-- DATASET SECTION --
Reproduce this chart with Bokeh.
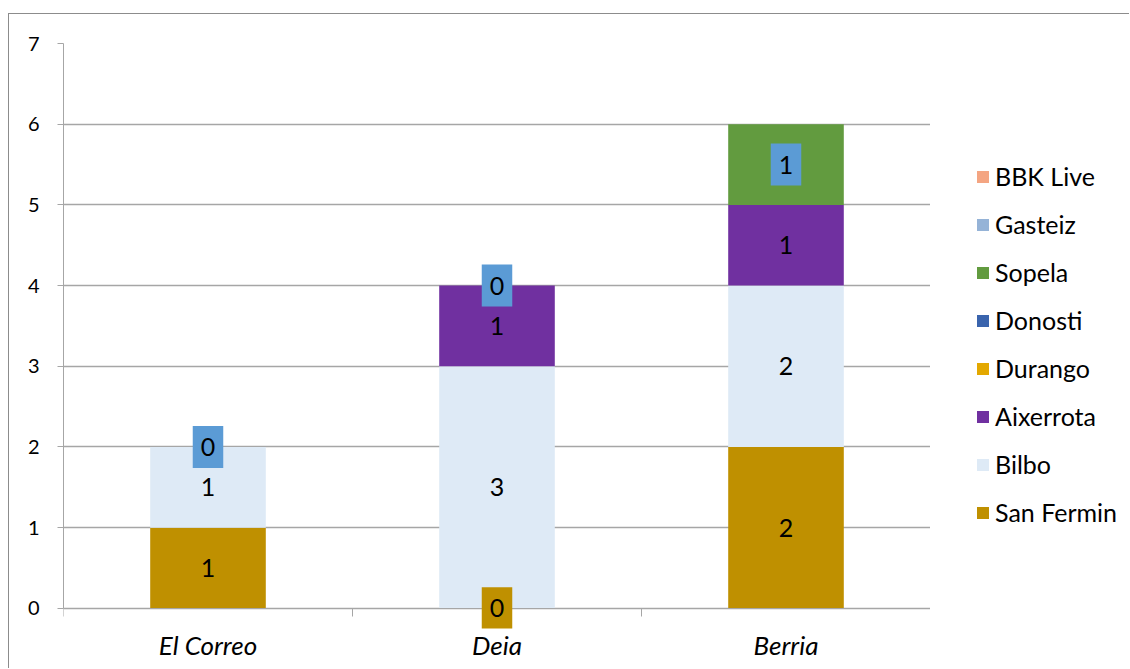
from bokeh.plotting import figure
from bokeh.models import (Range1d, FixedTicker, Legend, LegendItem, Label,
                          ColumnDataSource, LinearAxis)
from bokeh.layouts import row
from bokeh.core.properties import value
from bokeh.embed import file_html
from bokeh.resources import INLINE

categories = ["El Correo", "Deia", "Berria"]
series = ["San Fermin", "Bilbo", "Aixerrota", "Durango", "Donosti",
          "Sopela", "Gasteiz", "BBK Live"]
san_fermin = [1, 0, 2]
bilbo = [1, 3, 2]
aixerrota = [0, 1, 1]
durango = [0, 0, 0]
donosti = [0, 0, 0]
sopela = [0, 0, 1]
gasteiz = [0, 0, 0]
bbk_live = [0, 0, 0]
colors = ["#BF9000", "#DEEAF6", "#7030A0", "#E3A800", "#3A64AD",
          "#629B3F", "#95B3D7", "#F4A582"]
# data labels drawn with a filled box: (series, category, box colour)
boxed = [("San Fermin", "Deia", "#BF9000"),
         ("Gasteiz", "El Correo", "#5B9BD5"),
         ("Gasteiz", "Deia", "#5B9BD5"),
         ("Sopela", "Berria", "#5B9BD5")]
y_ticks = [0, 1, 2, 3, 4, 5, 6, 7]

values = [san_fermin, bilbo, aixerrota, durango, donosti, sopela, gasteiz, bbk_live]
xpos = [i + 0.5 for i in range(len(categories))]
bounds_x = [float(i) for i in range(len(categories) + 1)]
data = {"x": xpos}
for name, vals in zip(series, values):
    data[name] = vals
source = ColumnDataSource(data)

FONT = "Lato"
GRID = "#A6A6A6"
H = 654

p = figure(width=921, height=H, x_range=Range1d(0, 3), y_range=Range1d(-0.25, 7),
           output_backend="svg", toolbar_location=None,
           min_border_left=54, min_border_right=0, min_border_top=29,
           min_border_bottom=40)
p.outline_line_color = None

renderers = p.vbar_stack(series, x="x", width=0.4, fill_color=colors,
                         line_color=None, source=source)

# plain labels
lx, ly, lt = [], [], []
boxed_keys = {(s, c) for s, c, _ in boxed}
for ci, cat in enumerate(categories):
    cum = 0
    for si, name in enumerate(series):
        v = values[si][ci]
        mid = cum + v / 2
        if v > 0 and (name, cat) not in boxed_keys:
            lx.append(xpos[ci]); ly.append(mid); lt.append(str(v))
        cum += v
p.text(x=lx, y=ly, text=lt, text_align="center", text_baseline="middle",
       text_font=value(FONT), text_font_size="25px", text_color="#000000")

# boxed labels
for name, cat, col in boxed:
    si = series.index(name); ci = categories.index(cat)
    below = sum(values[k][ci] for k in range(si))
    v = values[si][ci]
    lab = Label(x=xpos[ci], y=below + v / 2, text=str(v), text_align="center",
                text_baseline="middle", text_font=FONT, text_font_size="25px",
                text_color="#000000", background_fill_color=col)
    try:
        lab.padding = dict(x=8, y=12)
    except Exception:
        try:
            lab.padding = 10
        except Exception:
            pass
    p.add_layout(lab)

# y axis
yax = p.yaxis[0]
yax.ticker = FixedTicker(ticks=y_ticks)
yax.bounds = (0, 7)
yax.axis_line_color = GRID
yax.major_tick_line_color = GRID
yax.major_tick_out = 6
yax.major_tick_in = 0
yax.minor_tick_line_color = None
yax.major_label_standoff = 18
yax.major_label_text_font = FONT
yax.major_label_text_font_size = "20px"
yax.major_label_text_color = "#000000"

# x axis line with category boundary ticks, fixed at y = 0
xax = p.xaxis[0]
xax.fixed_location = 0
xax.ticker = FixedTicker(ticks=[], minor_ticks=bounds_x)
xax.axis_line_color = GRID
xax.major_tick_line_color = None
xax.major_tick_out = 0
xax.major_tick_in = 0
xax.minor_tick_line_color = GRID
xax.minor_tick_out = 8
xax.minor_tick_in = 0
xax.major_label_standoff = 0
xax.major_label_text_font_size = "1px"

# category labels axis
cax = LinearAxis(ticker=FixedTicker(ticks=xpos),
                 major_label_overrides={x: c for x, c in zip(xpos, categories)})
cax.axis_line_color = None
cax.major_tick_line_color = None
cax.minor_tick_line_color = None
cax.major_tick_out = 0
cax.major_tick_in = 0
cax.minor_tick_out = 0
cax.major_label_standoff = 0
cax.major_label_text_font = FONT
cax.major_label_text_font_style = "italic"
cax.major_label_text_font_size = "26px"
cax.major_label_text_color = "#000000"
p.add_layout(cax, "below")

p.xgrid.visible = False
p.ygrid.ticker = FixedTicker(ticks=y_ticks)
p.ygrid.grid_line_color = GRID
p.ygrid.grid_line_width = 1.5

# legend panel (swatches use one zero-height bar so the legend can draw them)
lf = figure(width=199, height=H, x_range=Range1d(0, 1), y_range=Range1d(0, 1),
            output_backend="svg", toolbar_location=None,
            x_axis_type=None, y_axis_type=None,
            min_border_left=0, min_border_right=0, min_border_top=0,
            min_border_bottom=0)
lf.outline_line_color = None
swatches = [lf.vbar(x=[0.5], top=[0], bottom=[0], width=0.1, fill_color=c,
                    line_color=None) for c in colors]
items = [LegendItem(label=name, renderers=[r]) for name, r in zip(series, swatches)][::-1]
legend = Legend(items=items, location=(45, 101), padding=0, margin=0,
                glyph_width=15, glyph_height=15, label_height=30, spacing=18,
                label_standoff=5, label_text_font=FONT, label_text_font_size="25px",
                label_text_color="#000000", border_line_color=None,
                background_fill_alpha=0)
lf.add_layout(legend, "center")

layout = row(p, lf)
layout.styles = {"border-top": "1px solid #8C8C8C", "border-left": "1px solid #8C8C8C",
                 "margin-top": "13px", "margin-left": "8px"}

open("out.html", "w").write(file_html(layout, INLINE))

-- STATED GOAL --
Give again, word for word, every line from the top of the data above to the line holding "p.outline_line_color = None", inclusive, with the pictures left out.

-- RESULT OF THIS TASK --
Reproduce this chart with Bokeh.
from bokeh.plotting import figure
from bokeh.models import (Range1d, FixedTicker, Legend, LegendItem, Label,
                          ColumnDataSource, LinearAxis)
from bokeh.layouts import row
from bokeh.core.properties import value
from bokeh.embed import file_html
from bokeh.resources import INLINE

categories = ["El Correo", "Deia", "Berria"]
series = ["San Fermin", "Bilbo", "Aixerrota", "Durango", "Donosti",
          "Sopela", "Gasteiz", "BBK Live"]
san_fermin = [1, 0, 2]
bilbo = [1, 3, 2]
aixerrota = [0, 1, 1]
durango = [0, 0, 0]
donosti = [0, 0, 0]
sopela = [0, 0, 1]
gasteiz = [0, 0, 0]
bbk_live = [0, 0, 0]
colors = ["#BF9000", "#DEEAF6", "#7030A0", "#E3A800", "#3A64AD",
          "#629B3F", "#95B3D7", "#F4A582"]
# data labels drawn with a filled box: (series, category, box colour)
boxed = [("San Fermin", "Deia", "#BF9000"),
         ("Gasteiz", "El Correo", "#5B9BD5"),
         ("Gasteiz", "Deia", "#5B9BD5"),
         ("Sopela", "Berria", "#5B9BD5")]
y_ticks = [0, 1, 2, 3, 4, 5, 6, 7]

values = [san_fermin, bilbo, aixerrota, durango, donosti, sopela, gasteiz, bbk_live]
xpos = [i + 0.5 for i in range(len(categories))]
bounds_x = [float(i) for i in range(len(categories) + 1)]
data = {"x": xpos}
for name, vals in zip(series, values):
    data[name] = vals
source = ColumnDataSource(data)

FONT = "Lato"
GRID = "#A6A6A6"
H = 654

p = figure(width=921, height=H, x_range=Range1d(0, 3), y_range=Range1d(-0.25, 7),
           output_backend="svg", toolbar_location=None,
           min_border_left=54, min_border_right=0, min_border_top=29,
           min_border_bottom=40)
p.outline_line_color = None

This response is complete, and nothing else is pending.